Sadiq Khan declares ‘major incident’ in London as Omicron cases surge
Mayor of London Sadiq Khan has declared a ‘major incident’ in London, amid intensifying rumours of a post-Christmas lockdown across the country.
A major incident is any emergency requiring special arrangements for either the emergency services, the NHS or the local authority.
This follows reports that the highly transmissible Omicron variant now accounts for 80 per cent of new Covid-19 cases in the capital, with 26,000 infections reported in London on Friday.
Khan explained Omicron was now the “dominant variant” in the capital and was having an impact on staff absences in the emergency services across the city.

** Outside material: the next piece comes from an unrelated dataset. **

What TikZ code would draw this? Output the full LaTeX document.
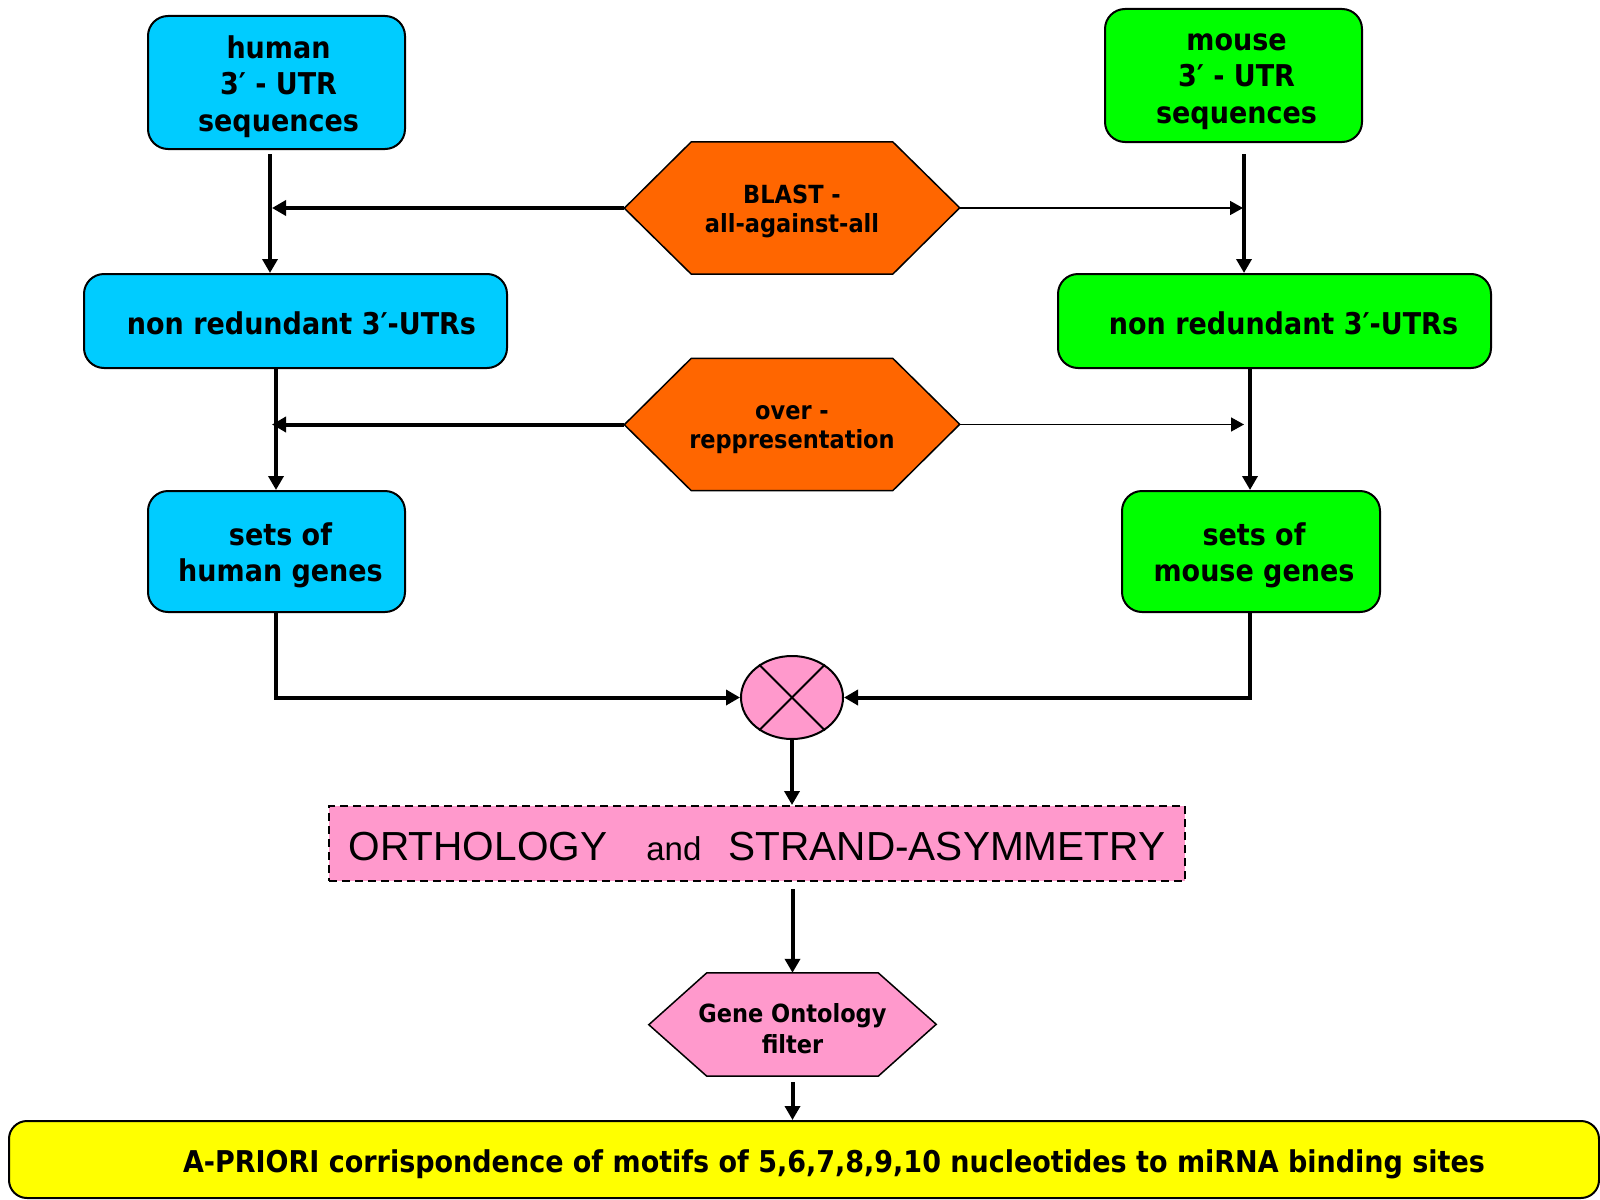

He said: “I’ve taken the decision, in consultation with our partners, to declare a major incident today. This is a statement of how serious things are.”
The UK suffered three successive record days of Covid-19 cases between Wednesday and Friday.
Numbers fell slightly on Saturday, but remain high with 90,418 cases and 125 deaths over the past 24 hours were reported.
There are also 7,611 people now in hospital who have tested positive for the virus.
Meanwhile,10,000 Omicron cases have officially been confirmed across the UK with seven deaths and 85 hospitalisations.
The mayor previously made an identical announcement in January when rising COVID-19 cases threatened to overwhelm hospitals.
Soon after, the UK began a three-month lockdown, before embarking on a supposedly irreversible pathway to freedom.
His latest statements follow sustained speculation that ministers are considering ‘Plan C’ restrictions after Christmas – including for potentially two weeks.
This would ban indoor mixing in England except for work for the fortnight after Christmas with pubs and restaurants would be limited to table service outdoors.
SAGE is reportedly pushing for restrictions to come even earlier.
According to The Independent, the group has reportedly been holding emergency talks with cabinet ministers today, warning that waiting until after Christmas to bring in measures could be too late to curb hospitalisations.
Its gloomy modelling warns of potentially 3,000 hospitalisations a day, with the government now openly assessing ‘Plan C’ options.
Prime Minister Boris Johnson is due to chair an emergency committee meeting over the weekend with the devolved administrations in Scotland, Wales and Northern Ireland, which have their own powers over public health.
He has faced extensive political backlash among his own MPs when introducing Plan B measures this Christmas – including Covid-19 passes, mask mandates and compulsory vaccinations for NHS workers.
A hundred Tory MPs rebelled against Covid-19 passes, which they fear will work as vaccine passports, while the Conservative Party suffered a humiliating by-election defeat in North Shropshire.